Problem details:
Please return exactly the run of lines that begins with the line containing "Reproduce this chart with Plotly." and ends with the line containing "import plotly.graph_objects as go", pictures excluded.

Begin Material to process

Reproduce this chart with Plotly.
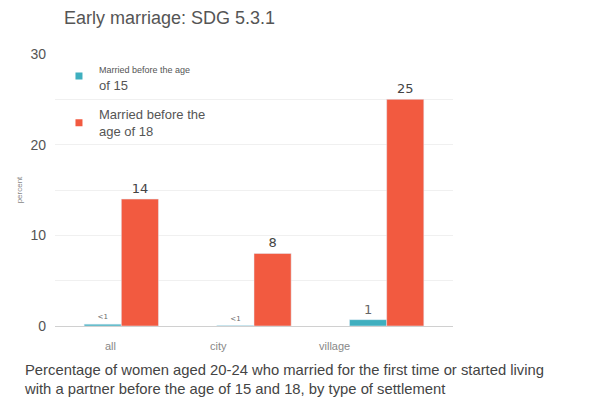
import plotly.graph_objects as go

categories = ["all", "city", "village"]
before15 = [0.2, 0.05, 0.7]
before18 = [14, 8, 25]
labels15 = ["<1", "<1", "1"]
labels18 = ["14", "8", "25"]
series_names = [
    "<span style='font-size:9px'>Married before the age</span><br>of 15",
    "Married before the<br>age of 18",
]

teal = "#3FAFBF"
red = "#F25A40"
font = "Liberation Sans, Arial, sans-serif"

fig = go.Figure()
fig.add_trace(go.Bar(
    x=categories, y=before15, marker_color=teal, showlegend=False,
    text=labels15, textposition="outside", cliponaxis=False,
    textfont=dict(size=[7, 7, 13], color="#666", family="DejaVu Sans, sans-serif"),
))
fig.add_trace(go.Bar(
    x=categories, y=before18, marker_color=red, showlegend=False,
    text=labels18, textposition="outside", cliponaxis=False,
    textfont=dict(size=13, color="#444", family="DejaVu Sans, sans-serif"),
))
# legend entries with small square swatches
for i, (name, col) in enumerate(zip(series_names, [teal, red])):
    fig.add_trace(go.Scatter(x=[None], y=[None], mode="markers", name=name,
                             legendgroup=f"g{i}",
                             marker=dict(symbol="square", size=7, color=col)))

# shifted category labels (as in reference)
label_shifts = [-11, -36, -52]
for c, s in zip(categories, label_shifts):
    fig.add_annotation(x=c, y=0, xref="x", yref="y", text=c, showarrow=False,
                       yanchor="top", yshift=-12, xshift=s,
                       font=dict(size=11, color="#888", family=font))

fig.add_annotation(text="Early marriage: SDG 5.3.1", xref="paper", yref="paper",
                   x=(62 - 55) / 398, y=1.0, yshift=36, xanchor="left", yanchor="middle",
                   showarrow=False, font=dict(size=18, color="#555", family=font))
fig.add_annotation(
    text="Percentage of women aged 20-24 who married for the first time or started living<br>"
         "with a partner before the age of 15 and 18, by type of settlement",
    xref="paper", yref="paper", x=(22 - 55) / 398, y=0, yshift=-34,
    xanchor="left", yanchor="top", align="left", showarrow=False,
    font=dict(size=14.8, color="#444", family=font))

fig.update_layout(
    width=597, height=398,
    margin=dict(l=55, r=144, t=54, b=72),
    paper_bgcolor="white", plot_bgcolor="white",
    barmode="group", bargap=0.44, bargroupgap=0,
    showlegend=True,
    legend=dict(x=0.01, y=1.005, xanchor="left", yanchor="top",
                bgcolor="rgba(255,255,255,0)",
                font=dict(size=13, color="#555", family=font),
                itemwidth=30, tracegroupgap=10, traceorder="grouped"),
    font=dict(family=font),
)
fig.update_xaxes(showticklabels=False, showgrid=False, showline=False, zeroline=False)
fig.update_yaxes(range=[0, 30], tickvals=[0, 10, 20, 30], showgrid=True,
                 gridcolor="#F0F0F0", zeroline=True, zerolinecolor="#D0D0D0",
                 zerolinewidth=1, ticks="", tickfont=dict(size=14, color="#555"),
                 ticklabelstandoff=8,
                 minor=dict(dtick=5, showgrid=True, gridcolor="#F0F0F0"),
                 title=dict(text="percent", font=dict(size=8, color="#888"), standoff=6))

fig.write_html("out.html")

End Material to process
Begin Material to process

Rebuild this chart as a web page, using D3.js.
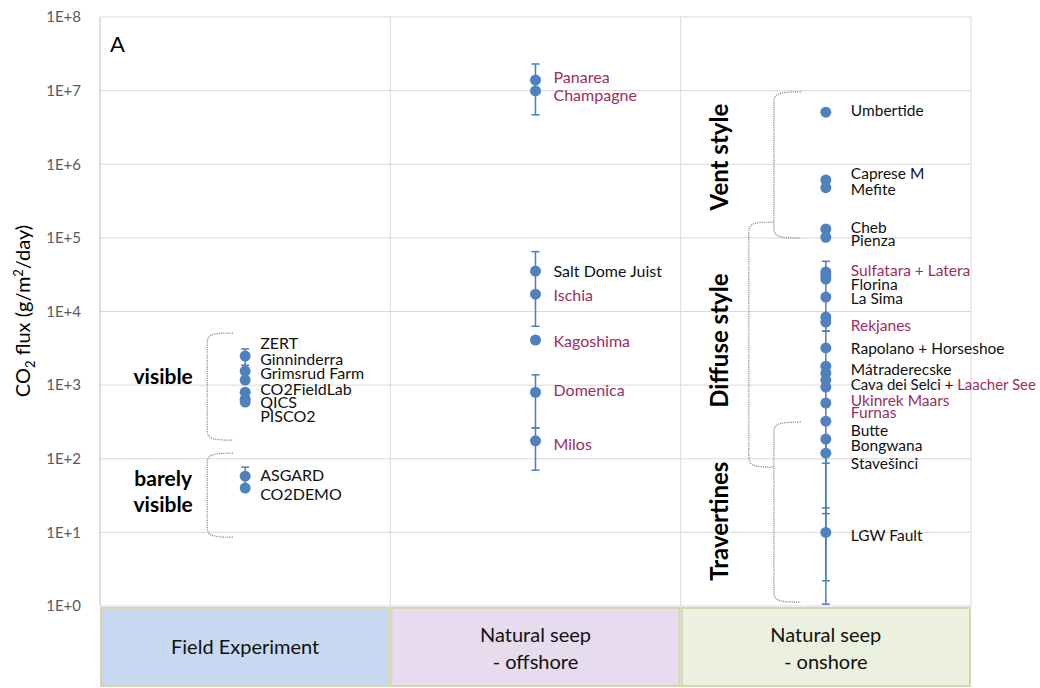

End Material to process

Final result:
Reproduce this chart with Plotly.
import plotly.graph_objects as go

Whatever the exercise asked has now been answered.